Supporting Children & Young People affected by parental alcohol & substance misuse.
Designed with Children and Young People in mind who are affected by parental alcohol & substance misuse, we offer a 2-hour training session, half a day and also full days. This course helps to understand the impact and identify need and risk. We look at ways to help support children and families and practical tools in safety planning.

Our Half-Day Training Session Covers the Following:
- How parental alcohol/substance misuse affects children emotionally, physically, behaviourally, and developmentally.
- Recognise key signs of hidden harm and understand how substance misuse can be concealed within families.
- Early indicators that a child may be living in a household affected by substance misuse.
- Using professional curiosity to explore concerns and gather meaningful information safely and sensitively.
- Demonstrate child‑centred approaches to understanding the child’s lived experience.

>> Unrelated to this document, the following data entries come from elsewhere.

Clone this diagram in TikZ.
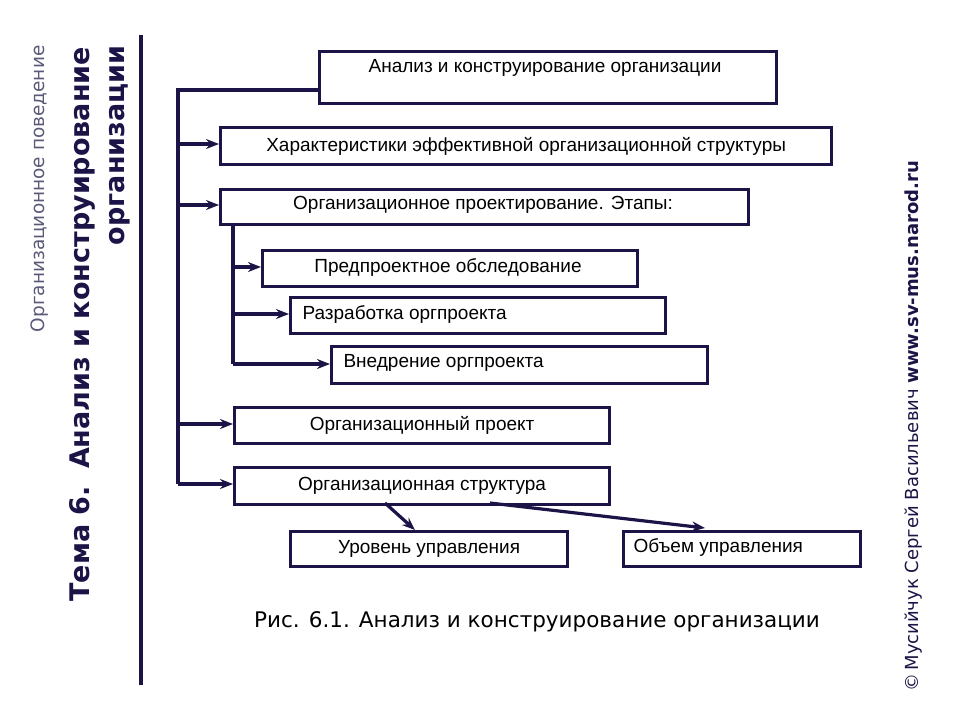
\documentclass[tikz,border=0pt]{standalone}
\usepackage{fontspec}
\setmainfont{Liberation Sans}
\newfontfamily\comic{DejaVu Sans}
\usetikzlibrary{arrows.meta}
\definecolor{navy}{HTML}{1C1446}
\definecolor{grayblue}{HTML}{5A5A78}
\begin{document}
\begin{tikzpicture}[x=1pt,y=-1pt,
  bx/.style={draw=navy,line width=3.2pt,inner sep=0pt,anchor=north west,font=\fontsize{19}{21}\selectfont},
  tx/.style={font=\fontsize{19}{21}\selectfont},
  ln/.style={draw=navy,line width=3.2pt},
  ar/.style={ln,-{Stealth[length=13pt,width=10pt]}}]
\useasboundingbox (0,0) rectangle (960,720);
% boxes
\node[bx,minimum width=457pt,minimum height=52pt] (b1) at (318,50) {};
\node[tx] at (545,68) {Анализ и конструирование организации};
\node[bx,minimum width=611pt,minimum height=37pt] (b2) at (219,126) {Характеристики эффективной организационной  структуры};
\node[bx,minimum width=528pt,minimum height=35pt] (b3) at (219,188) {};
\node[tx] at (483,205) {Организационное проектирование. Этапы:};
\node[bx,minimum width=375pt,minimum height=36pt] (b4) at (261,249) {};
\node[tx] at (448,267) {Предпроектное обследование};
\node[bx,minimum width=375pt,minimum height=36pt] (b5) at (289,296) {};
\node[tx,anchor=west] at (299,314) {Разработка оргпроекта};
\node[bx,minimum width=376pt,minimum height=37pt] (b6) at (330,345) {};
\node[tx,anchor=west] at (340,363) {Внедрение оргпроекта};
\node[bx,minimum width=375pt,minimum height=36pt] (b7) at (233,406) {Организационный проект};
\node[bx,minimum width=375pt,minimum height=37pt] (b8) at (233,466) {Организационная структура};
\node[bx,minimum width=277pt,minimum height=35pt] (b9) at (289,530) {Уровень управления};
\node[bx,minimum width=237pt,minimum height=35pt] (b10) at (622,530) {};
\node[tx,anchor=west] at (630,547) {Объем управления};
% buses
\coordinate (t) at (178,90);
\coordinate (bb) at (178,484);
\draw[ln] (b1.west |- t) -- (t) -- (bb);
\draw[ar] (178,144) -- (b2.west |- 0,144);
\draw[ar] (178,205) -- (b3.west |- 0,205);
\draw[ar] (178,424) -- (b7.west |- 0,424);
\draw[ar] (bb) -- (b8.west |- bb);
\draw[ln] (233,223) -- (233,364);
\draw[ar] (233,267) -- (b4.west |- 0,267);
\draw[ar] (233,314) -- (b5.west |- 0,314);
\draw[ar] (233,364) -- (b6.west |- 0,364);
\draw[ar] (385,503) -- (415,530);
\draw[ar] (490,503) -- (705,528);
% side line
\draw[draw=navy,line width=3.5pt] (141,35) -- (141,685);
% titles
\node[rotate=90,anchor=east,text=grayblue,font=\comic\fontsize{18.5}{20}\selectfont] at (40,42) {Организационное поведение};
\node[rotate=90,anchor=west,text=navy,font=\comic\bfseries\fontsize{27}{30}\selectfont] at (82,605) {Тема 6.\, Анализ и конструирование};
\node[rotate=90,anchor=east,text=navy,font=\comic\bfseries\fontsize{27}{30}\selectfont] at (120,42) {организации};
\node[rotate=90,anchor=west,text=navy,font=\comic\fontsize{18}{20}\selectfont] at (914,695) {©\,Мусийчук Сергей Васильевич \textbf{www.sv-mus.narod.ru}};
\node[font=\comic\fontsize{21.5}{25}\selectfont] (cap) at (537,622) {Рис. 6.1. Анализ и конструирование организации};
\end{tikzpicture}
\end{document}
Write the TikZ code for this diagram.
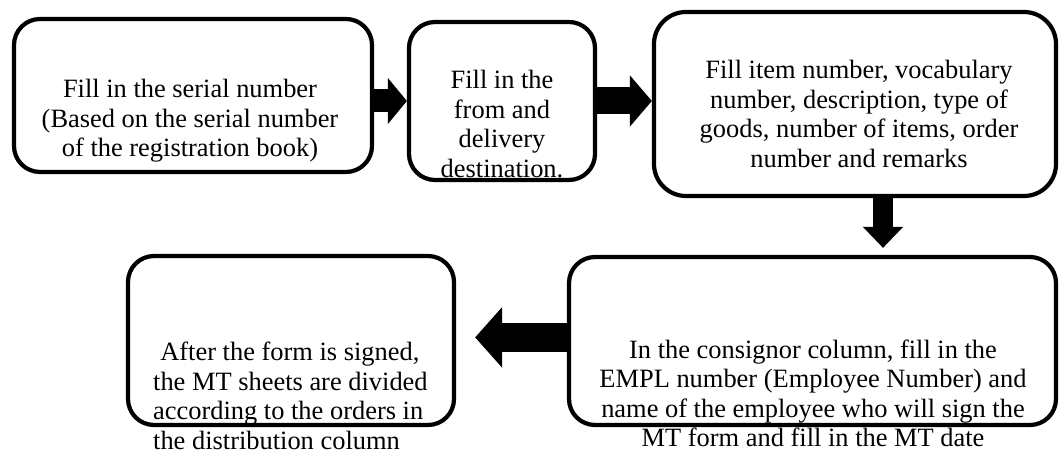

- The support needs of children affected by parental misuse across different ages and stages.
- Use practical tools to create a basic safety plan with children and families where substance misuse is a risk factor.
- Understand when Early Help support is sufficient and when concerns meet safeguarding thresholds.
- Use of simple, age‑appropriate tools and worksheets to help children understand substances and express feelings.
- Communicate age‑appropriately about what substances are, how they affect adults, and why this is not the child’s fault.
- Identify key resources, services, and toolkits available to support families (e.g., Early Help pathways, Hidden Harm, youth support, drug/alcohol agencies).
Full-Day Training Session – Enhanced & Skills‑Focused Version (5 to 6 Hours Duration)
LEARNING OUTCOMES
By the end of the full‑day training, for each of the areas covered, participants will be able to:
1. Deep understanding of parental substance misuse
- Explain the differences between substance use, misuse, and dependence, and how these patterns present in families.
- Understand the underlying causes of parental misuse (trauma, mental health, coping strategies) and how stigma affects help‑seeking.
2. Comprehensive impact on Children & Young People
- Analyse the short‑ and long‑term effects of parental misuse on babies, children, and adolescents.
- Understand trauma responses, attachment disruption, and the development of parentified roles.
3. Holistic family assessment
- Apply a whole‑family, strengths‑based approach to assessing needs in substance‑affected households.
- Integrate substance misuse considerations into Early Help assessments, including environmental, emotional, and developmental factors.
4. Advanced direct work
- Confidently use a range of child‑friendly worksheets, tools, and activities to explore feelings, worries, safety and understanding of substances.
- Tailor explanations about substances using developmentally appropriate language for different age groups.
- Facilitate conversations that reduce shame and help children feel heard and validated.
5. Working effectively with parents
- Use motivational interviewing techniques to support positive parental change.
- Understand how to build trust while maintaining safe boundaries and keeping the child at the centre.
6. Safety planning & risk management
- Develop detailed, collaborative safety plans with children and families, including emergency plans, safe people, safe rooms, and escalation routes.
- Distinguish between Early Help, edge‑of‑care, and child protection thresholds in cases involving substance misuse.
7. Multi‑agency working & pathways
- Identify when and how to collaborate with drug and alcohol services, schools, health, mental health, and domestic abuse services.
- Use local referral pathways confidently and appropriately.
8. Reflective practice
- Reflect critically on personal responses, assumptions, and biases about parental substance misuse.
- Apply trauma‑informed, non‑judgemental practice principles.